On April 10, a court in Almaty, Kazakhstan convicted Zhanbolat Mamay, an opposition figure accused of organizing mass riots in Almaty during January 2022 protests, and sentenced him to a six year prison term, which was suspended. The charges had carried a maximum 10-year sentence. The court also found Mamay guilty of insulting law enforcement officers and disseminating false information and prohibited him from any “social or political” activism, including by publishing on social media for six years. If authorities deem Mamay violates the prohibition, he faces imprisonment.
While the court did not send Mamay to prison, his conviction effectively stripped him of his basic human rights to freedom of expression, assembly, and association for the next six years. As a result, he cannot continue to try to register his political party, the Democratic Party of Kazakhstan, or participate in peaceful rallies or meetings. He cannot freely use social media or work as a journalist or blogger.
Mamay’s sentencing comes shortly after recent parliamentary elections, which authorities portrayed as a step toward advancing President Tokaev’s promised political reforms. Although independent candidates could run, independent monitors pointed to problems that included “undue administrative hurdles” and the authorities’ control over the party registration process. No election in Kazakhstan has been deemed free and fair by independent election monitors.

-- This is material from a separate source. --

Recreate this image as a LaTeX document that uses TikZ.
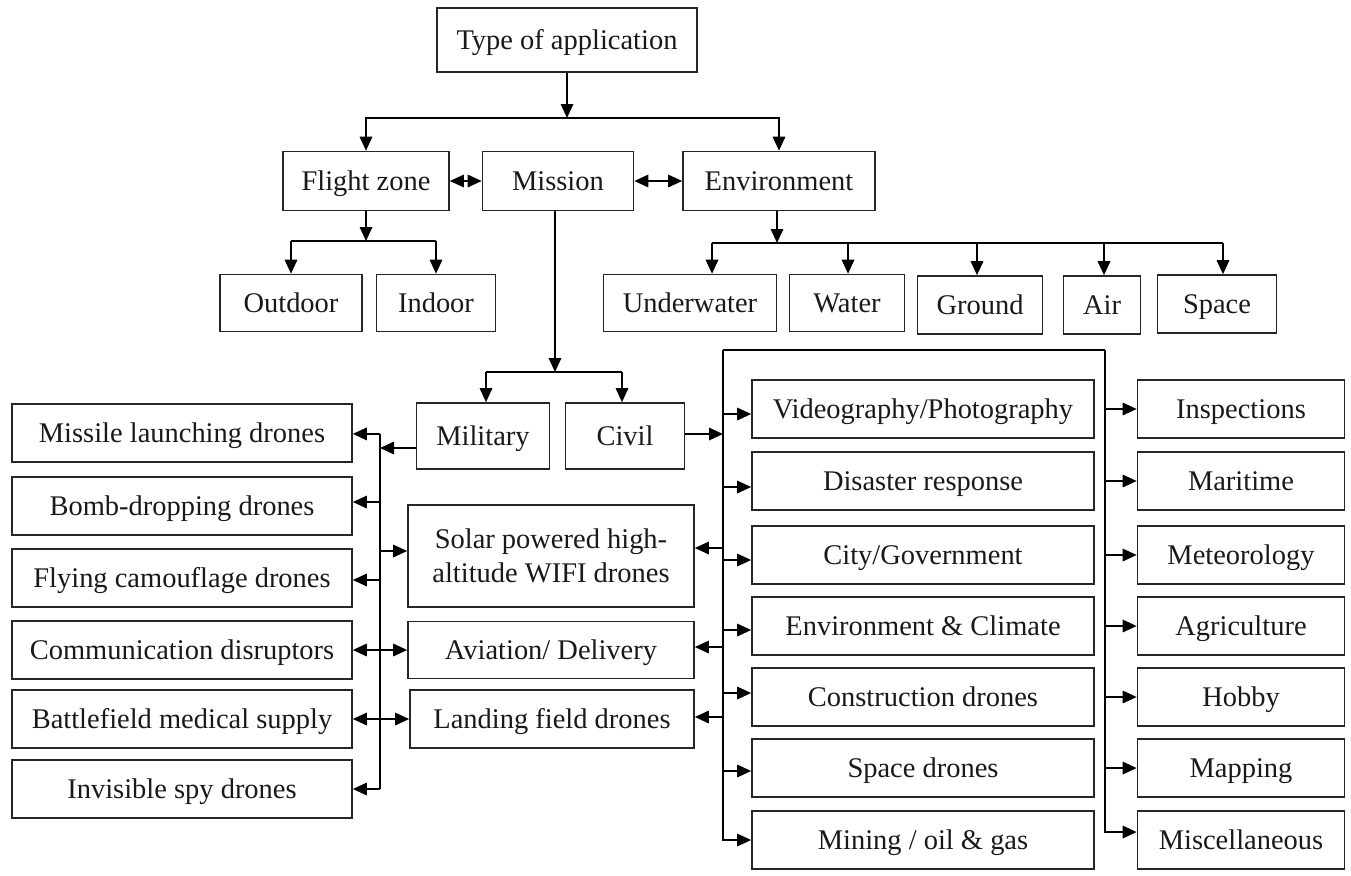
\documentclass[tikz,border=0pt]{standalone}
\usepackage{fontspec}
\setmainfont{Liberation Serif}
\usetikzlibrary{arrows.meta}

\begin{document}
\begin{tikzpicture}[x=0.2mm,y=-0.2mm,
        >={Triangle[length=2.8mm,width=2.5mm]},
        line width=0.95pt,
        base/.style={draw=black!85,inner sep=0pt,minimum height=11.6mm,
            font=\fontsize{16.2}{19.5}\selectfont,text=black!90},
        box/.style={base,text height=13pt,text depth=2.5pt},
        leftbox/.style={box,minimum width=68mm},
        usebox/.style={box,minimum width=68.4mm},
        sidebox/.style={box,minimum width=41.4mm}]
        \useasboundingbox (0,0) rectangle (1351,875);

        % top levels
        \node[box,minimum width=52mm,minimum height=12.8mm] (app) at (567,40) {Type of application};
        \node[box,minimum width=33.2mm,minimum height=11.8mm] (zone) at (366,181) {Flight zone};
        \node[box,minimum width=30.2mm,minimum height=11.8mm] (mission) at (558,181) {Mission};
        \node[box,minimum width=38.4mm,minimum height=11.8mm] (env) at (779,181) {Environment};

        \node[box,minimum width=28.4mm,minimum height=11.4mm] (outdoor) at (291,303) {Outdoor};
        \node[box,minimum width=23.8mm,minimum height=11.4mm] (indoor) at (436,303) {Indoor};

        \node[box,minimum width=34.6mm,minimum height=11.4mm] (under) at (690,303) {Underwater};
        \node[box,minimum width=23mm,minimum height=11.4mm] (water) at (847,303) {Water};
        \node[box,minimum width=25mm] (ground) at (980,305) {Ground};
        \node[box,minimum width=15.4mm] (air) at (1102,305) {Air};
        \node[box,minimum width=23.8mm] (space) at (1217,304) {Space};

        \node[box,minimum width=26.6mm,minimum height=13.2mm] (military) at (483,436) {Military};
        \node[box,minimum width=23.8mm,minimum height=13.2mm] (civil) at (625,436) {Civil};

        % military uses
        \node[leftbox] (missile) at (182,433) {Missile launching drones};
        \node[leftbox] (bomb) at (182,506) {Bomb-dropping drones};
        \node[leftbox] (camo) at (182,578) {Flying camouflage drones};
        \node[leftbox] (comm) at (182,650) {Communication disruptors};
        \node[leftbox] (medical) at (182,719) {Battlefield medical supply};
        \node[leftbox] (spy) at (182,789) {Invisible spy drones};

        % shared uses
        \node[base,minimum width=57.2mm,minimum height=20.4mm,align=center] (solar) at (551,556) {Solar powered high-\\altitude WIFI drones};
        \node[box,minimum width=57.2mm,minimum height=11.4mm] (aviation) at (551,650) {Aviation/ Delivery};
        \node[box,minimum width=56.8mm] (landing) at (552,719) {Landing field drones};

        % civil uses
        \node[usebox] (video) at (923,409) {Videography/Photography};
        \node[usebox] (disaster) at (923,481) {Disaster response};
        \node[usebox] (city) at (923,555) {City/Government};
        \node[usebox] (climate) at (923,626) {Environment \& Climate};
        \node[usebox] (construct) at (923,697) {Construction drones};
        \node[usebox] (spacedr) at (923,768) {Space drones};
        \node[usebox] (mining) at (923,840) {Mining / oil \& gas};

        \node[sidebox] (inspect) at (1241,409) {Inspections};
        \node[sidebox] (maritime) at (1241,481) {Maritime};
        \node[sidebox] (meteo) at (1241,555) {Meteorology};
        \node[sidebox] (agri) at (1241,626) {Agriculture};
        \node[sidebox] (hobby) at (1241,697) {Hobby};
        \node[sidebox] (mapping) at (1241,768) {Mapping};
        \node[sidebox] (misc) at (1241,840) {Miscellaneous};

        % bus points
        \coordinate (topbar) at (567,118);
        \coordinate (zonebar) at (366,241);
        \coordinate (envbar) at (777,243);
        \coordinate (missionbar) at (555,372);
        \coordinate (lbus) at (380,434);
        \coordinate (rbus) at (723,350);
        \coordinate (rbus2) at (1105,350);

        \draw[->] (app) -- (topbar);
        \draw[->] (topbar) -| (zone);
        \draw[->] (topbar) -| (env);
        \draw[<->] (zone) -- (mission);
        \draw[<->] (mission) -- (env);

        \draw[->] (zone) -- (zonebar);
        \draw (zonebar -| outdoor) -- (zonebar -| indoor);
        \draw[->] (zonebar -| outdoor) -- (outdoor);
        \draw[->] (zonebar -| indoor) -- (indoor);

        \draw[->] (env.south -| envbar) -- (envbar);
        \draw (712,243) -- (1223,243);
        \draw[->] (712,243) -- (under.north -| 712,0);
        \draw[->] (848,243) -- (water.north -| 848,0);
        \draw[->] (977,243) -- (ground.north -| 977,0);
        \draw[->] (1104,243) -- (air.north -| 1104,0);
        \draw[->] (1223,243) -- (space.north -| 1223,0);

        \draw[->] (mission.south -| missionbar) -- (missionbar);
        \draw (missionbar -| 486,0) -- (missionbar -| 622,0);
        \draw[->] (missionbar -| 486,0) -- (military.north -| 486,0);
        \draw[->] (missionbar -| 622,0) -- (civil.north -| 622,0);

        % military side
        \draw[->] (military.west |- 0,448) -- (lbus |- 0,448);
        \draw (lbus) -- (lbus |- spy);
        \draw[->] (lbus) -- (missile);
        \draw[->] (lbus |- 0,502) -- (bomb.east |- 0,502);
        \draw[->] (lbus |- 0,580) -- (camo.east |- 0,580);
        \draw[->] (lbus |- spy) -- (spy);
        \draw[->] (lbus |- 0,551) -- (solar.west |- 0,551);
        \draw[<->] (comm) -- (aviation);
        \draw[<->] (medical) -- (landing);

        % civil side
        \draw[->] (civil.east |- 0,434) -- (rbus |- 0,434);
        \draw (rbus) -- (rbus2);
        \draw[->] (rbus) |- (mining);
        \draw[->] (rbus2) |- (misc.west |- 0,832);
        \draw[->] (rbus |- 0,414) -- (video.west |- 0,414);
        \draw[->] (rbus |- 0,487) -- (disaster.west |- 0,487);
        \draw[->] (rbus |- 0,560) -- (city.west |- 0,560);
        \draw[->] (rbus |- 0,630) -- (climate.west |- 0,630);
        \draw[->] (rbus |- 0,693) -- (construct.west |- 0,693);
        \draw[->] (rbus |- 0,771) -- (spacedr.west |- 0,771);
        \draw[->] (rbus |- 0,548) -- (solar.east |- 0,548);
        \draw[->] (rbus |- 0,647) -- (aviation.east |- 0,647);
        \draw[->] (rbus |- 0,717) -- (landing.east |- 0,717);

        \foreach \n in {inspect,maritime,meteo,agri,hobby,mapping}
            \draw[->] (rbus2 |- \n) -- (\n);

    \end{tikzpicture}
\end{document}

Courts have also convicted over 1,000 others in connection with the January 2022 events. Authorities have overwhelmingly prosecuted protesters instead of effectively investigating law enforcement officers’ use of lethal force or detainees’ allegations of torture and ill-treatment. As a result, over a year on, Kazakh authorities have yet to ensure justice for the 238 people who were killed in the unrest, including six people who the government admits died of torture while in police custody.
When Kazakhstan’s leadership talks about their reform agenda, their international partners should raise Mamay’s conviction, even if he was not sent to prison, and how it contrasts to the lack of justice for the many January 2022 victims.
Until opposition figures like Mamay are free to exercise their rights to political activism, register genuine opposition parties, and peacefully but loudly express their critical views online or in the streets, the government’s claims of political reform will ring hollow.